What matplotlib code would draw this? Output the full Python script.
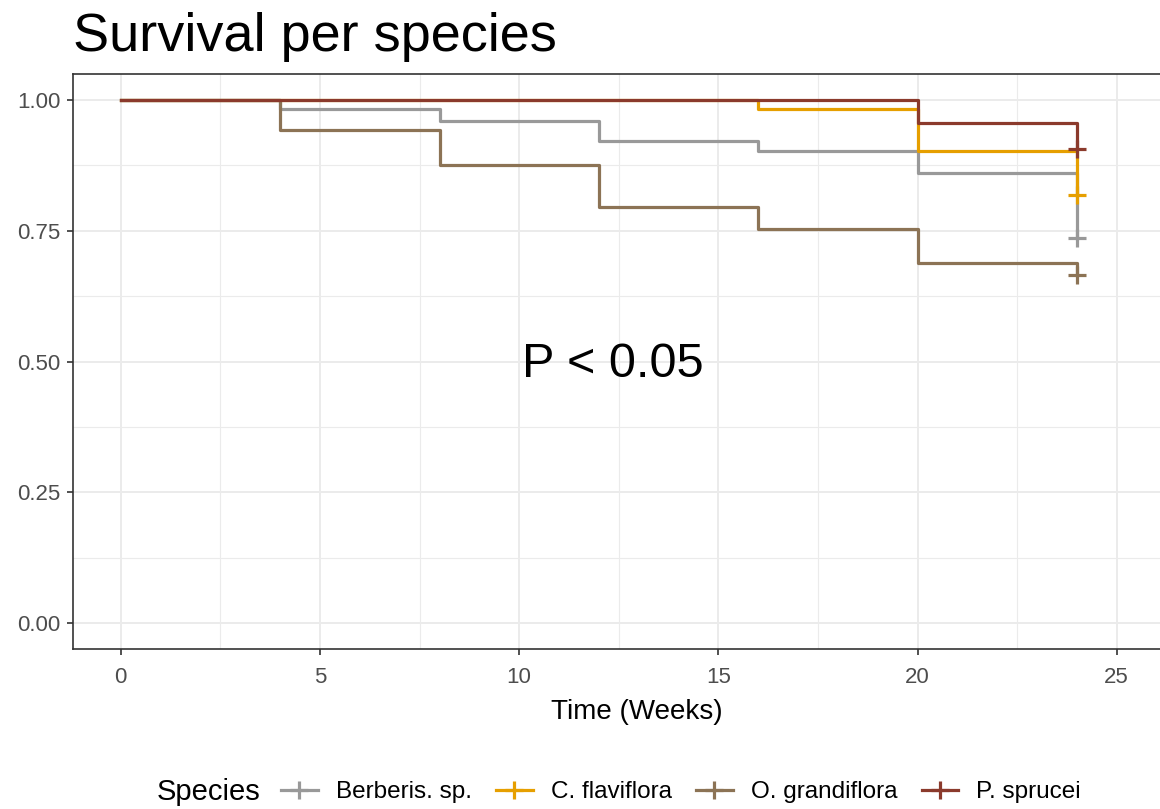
import numpy as np
import matplotlib
matplotlib.use("Agg")
from matplotlib import pyplot as plt
from matplotlib.lines import Line2D

plt.rcParams['font.family'] = ['Liberation Sans', 'DejaVu Sans']

# survival estimates (Kaplan-Meier steps)
weeks = [0, 4, 8, 12, 16, 20, 24]
species = ["Berberis. sp.", "C. flaviflora", "O. grandiflora", "P. sprucei"]
surv_berberis = [1.0, 0.983, 0.960, 0.921, 0.902, 0.860, 0.737]
surv_flaviflora = [1.0, 1.0, 1.0, 1.0, 0.983, 0.903, 0.818]
surv_grandiflora = [1.0, 0.943, 0.875, 0.795, 0.753, 0.689, 0.665]
surv_sprucei = [1.0, 1.0, 1.0, 1.0, 1.0, 0.957, 0.906]
colors = ["#999999", "#E69F00", "#8C7355", "#8B3A2C"]

x_ticks = [0, 5, 10, 15, 20, 25]
y_ticks = [0.0, 0.25, 0.5, 0.75, 1.0]
y_ticklabels = ["0.00", "0.25", "0.50", "0.75", "1.00"]

fig = plt.figure(figsize=(11.6, 8.09), dpi=100)
# panel runs past the right edge of the picture, as in the reference
ax = fig.add_axes([73 / 1160, 1 - 649 / 809, 1127 / 1160, 575 / 809])

all_surv = [surv_berberis, surv_flaviflora, surv_grandiflora, surv_sprucei]
for s, col in zip(all_surv, colors):
    ax.step(weeks, s, where="post", color=col, lw=2.3, zorder=3)
    ax.plot(weeks[-1], s[-1], marker="+", color=col, ms=13, mew=2.3, zorder=4)

ax.set_xlim(-1.2, 27.09)
ax.set_ylim(-0.05, 1.05)
ax.set_xticks(x_ticks)
ax.set_yticks(y_ticks)
ax.set_yticklabels(y_ticklabels)
ax.set_xticks(np.arange(2.5, 27, 5), minor=True)
ax.set_yticks([0.125, 0.375, 0.625, 0.875], minor=True)
ax.grid(which="major", color="#EBEBEB", lw=1.4, zorder=0)
ax.grid(which="minor", color="#EBEBEB", lw=0.8, zorder=0)
ax.set_axisbelow(True)
ax.tick_params(which="major", length=4, width=1.2, color="#333333",
               labelcolor="#4D4D4D", labelsize=16, pad=5)
ax.tick_params(axis="x", which="major", pad=9)
ax.tick_params(which="minor", length=0)
for sp in ax.spines.values():
    sp.set_color("#333333")
    sp.set_linewidth(1.2)

ax.set_xlabel("Time (Weeks)", fontsize=20, color="black", labelpad=8)
ax.text(12.35, 0.495, "P < 0.05", fontsize=35, ha="center", va="center")

fig.text(73 / 1160, 1 - 51 / 809, "Survival per species", fontsize=39,
         ha="left", va="baseline")

handles = [Line2D([0], [0], color=c, lw=2.3, marker="+", ms=13, mew=2.3)
           for c in colors]
fig.legend(handles, species, ncol=4, loc="center", bbox_to_anchor=(681 / 1160, 1 - 792 / 809),
           frameon=False, fontsize=17.5, handlelength=1.5, handletextpad=0.75,
           columnspacing=1.0)
fig.text(157 / 1160, 1 - 792 / 809, "Species", fontsize=21, ha="left", va="center")

plt.savefig("out.png", dpi=100)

### Directions
Repeat the material exactly as it reads, without any of its pictures.

### Reply
What matplotlib code would draw this? Output the full Python script.
import numpy as np
import matplotlib
matplotlib.use("Agg")
from matplotlib import pyplot as plt
from matplotlib.lines import Line2D

plt.rcParams['font.family'] = ['Liberation Sans', 'DejaVu Sans']

# survival estimates (Kaplan-Meier steps)
weeks = [0, 4, 8, 12, 16, 20, 24]
species = ["Berberis. sp.", "C. flaviflora", "O. grandiflora", "P. sprucei"]
surv_berberis = [1.0, 0.983, 0.960, 0.921, 0.902, 0.860, 0.737]
surv_flaviflora = [1.0, 1.0, 1.0, 1.0, 0.983, 0.903, 0.818]
surv_grandiflora = [1.0, 0.943, 0.875, 0.795, 0.753, 0.689, 0.665]
surv_sprucei = [1.0, 1.0, 1.0, 1.0, 1.0, 0.957, 0.906]
colors = ["#999999", "#E69F00", "#8C7355", "#8B3A2C"]

x_ticks = [0, 5, 10, 15, 20, 25]
y_ticks = [0.0, 0.25, 0.5, 0.75, 1.0]
y_ticklabels = ["0.00", "0.25", "0.50", "0.75", "1.00"]

fig = plt.figure(figsize=(11.6, 8.09), dpi=100)
# panel runs past the right edge of the picture, as in the reference
ax = fig.add_axes([73 / 1160, 1 - 649 / 809, 1127 / 1160, 575 / 809])

all_surv = [surv_berberis, surv_flaviflora, surv_grandiflora, surv_sprucei]
for s, col in zip(all_surv, colors):
    ax.step(weeks, s, where="post", color=col, lw=2.3, zorder=3)
    ax.plot(weeks[-1], s[-1], marker="+", color=col, ms=13, mew=2.3, zorder=4)

ax.set_xlim(-1.2, 27.09)
ax.set_ylim(-0.05, 1.05)
ax.set_xticks(x_ticks)
ax.set_yticks(y_ticks)
ax.set_yticklabels(y_ticklabels)
ax.set_xticks(np.arange(2.5, 27, 5), minor=True)
ax.set_yticks([0.125, 0.375, 0.625, 0.875], minor=True)
ax.grid(which="major", color="#EBEBEB", lw=1.4, zorder=0)
ax.grid(which="minor", color="#EBEBEB", lw=0.8, zorder=0)
ax.set_axisbelow(True)
ax.tick_params(which="major", length=4, width=1.2, color="#333333",
               labelcolor="#4D4D4D", labelsize=16, pad=5)
ax.tick_params(axis="x", which="major", pad=9)
ax.tick_params(which="minor", length=0)
for sp in ax.spines.values():
    sp.set_color("#333333")
    sp.set_linewidth(1.2)

ax.set_xlabel("Time (Weeks)", fontsize=20, color="black", labelpad=8)
ax.text(12.35, 0.495, "P < 0.05", fontsize=35, ha="center", va="center")

fig.text(73 / 1160, 1 - 51 / 809, "Survival per species", fontsize=39,
         ha="left", va="baseline")

handles = [Line2D([0], [0], color=c, lw=2.3, marker="+", ms=13, mew=2.3)
           for c in colors]
fig.legend(handles, species, ncol=4, loc="center", bbox_to_anchor=(681 / 1160, 1 - 792 / 809),
           frameon=False, fontsize=17.5, handlelength=1.5, handletextpad=0.75,
           columnspacing=1.0)
fig.text(157 / 1160, 1 - 792 / 809, "Species", fontsize=21, ha="left", va="center")

plt.savefig("out.png", dpi=100)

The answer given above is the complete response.